The rare Apple-1 was one of hundreds that Apple founders Steve Jobs and Steve Wozniak cranked out in a garage in the late 1970s. It went up for auction at the Bonhams History of Science auction in New York and has now gone to live next to Model Ts in the Henry Ford Museum in Dearborn, Mich.
"It has actually been on our collecting plan for many, many years," Patricia Mooradian, president of The Henry Ford, said. "To have this Apple-1 is very important because our collection focuses on innovation, ingenuity, and resourcefulness, which are great American traditions."

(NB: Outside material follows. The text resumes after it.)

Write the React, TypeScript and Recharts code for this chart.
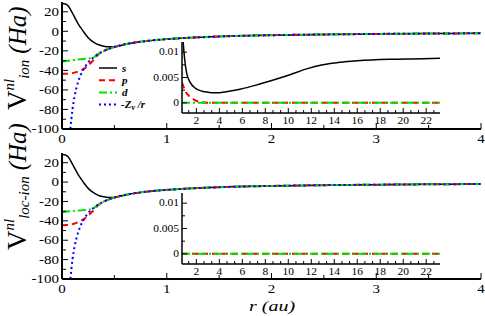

The historic machine was expected to sell somewhere between and $300,000 and $500,000, but it left the auction at $750,000. With auction fees tagged on, the Apple-1 was sold to The Henry Ford for $905,000.
While more than 100 were put together, the Apple-1 that went to Dearborn was one of the first 50 the Apple founders assembled. Only 63 Apple-1 computers are said to survive to date, 15 of which were still in working order since 2000.
"The opportunity to acquire an Apple-1 is a rare one, given their low production numbers," said Kristen Gallerneaux, curator of communication and information technology at The Henry Ford. "The likelihood that a unit as complete as this will come up for auction is slender."
The Henry Ford looks at how artifacts will improve its ability to tell the important tales of American culture and the innovators who've starred in those stories, according to Mooradian.
"Similar to what Henry Ford did with the Model T, Steve Wozniak and Steve Jobs put technology directly in the hands of the people with the creation of the Apple-1, completely altering the way we work and live," said Mooradian. "The Apple-1 was not only innovative, but it is a key artifact in the foundation of the digital revolution."
While the computer that spawned iMacs and iPads found buyers, the chip that may have paved the way for Jobs' and Wozniak's innovations failed to find a home after it went up for auction in June. Bidding for the integrated circuit reached $850,000, but Texas Instruments stated it couldn't verify authenticity of the chip said to be Jack Kilby's original prototype.